If we do not spread the word of this bipartisan attack on the Bill of Rights—and insist on our First Amendment rights to protest—we will become accomplices in this war against the Constitution. American flags are everywhere. I bought one at a vigil for the dead at Union Square. But what do those flags stand for?
In the September 17 Daily News, Richard Sisk did the kind of reporting that will continually be needed to awaken enough of the populace to rescue the Constitution.
Sisk noted that New York is now the headquarters for the multi-agency Joint Terrorism Task Force. He quoted Justice Department spokeswoman Mindy Tucker as saying, as Sisk summarized it, that “U.S. Attorney Mary Jo White, top federal prosecutor for the Southern District of New York, has been given extraordinary powers to proceed in secrecy against anyone implicated ‘in the entire attack against the four airliners.’ ” (Emphasis added.)

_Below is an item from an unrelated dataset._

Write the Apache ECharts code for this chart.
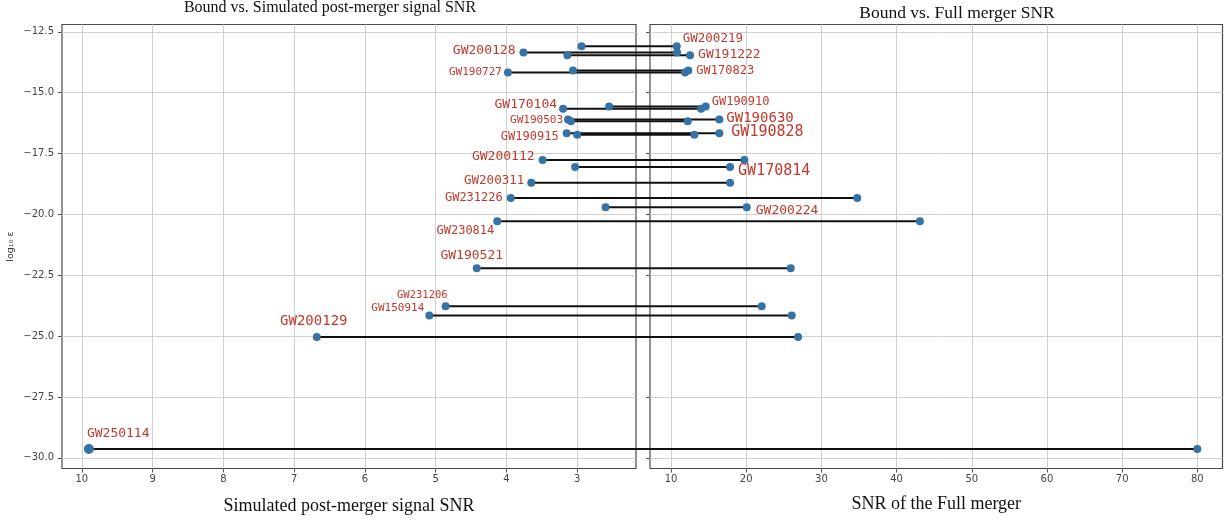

What does “implicated” mean? Reasonable suspicion? Probable cause? And how will we know whether basic due process has been afforded those “implicated” when, as Sisk continued, the Justice Department says, “Search warrants and records will be sealed. Law enforcement also no longer will disclose when arrests are made or when material witnesses are taken into custody.”
And we’re supposed to be telling China how to reform its justice system, which functions in secrecy as it crunches human rights?
In the September 24 National Law Journal, David C. Vladeck, director of the Public Citizen Litigation Group, says that the public demand for security will support “virtually everything the government does in terms of intelligence gathering and assessment, immigration, and telecommunications.”
He could have added: the rapid increase in checkpoints in public places; the profiling of suspects by how they look and dress; and the eventual, sooner rather than later, creation of a national ID card. That card, with its relentless computer chip, will enable the authorities to keep pervasive track of what we do and where we go.
“These are very sobering times,” Vladeck says, “and I think the temperament of the country will tolerate the kind of measures we might at one point have thought intolerable.”
It’s up to us as to whether he’s right.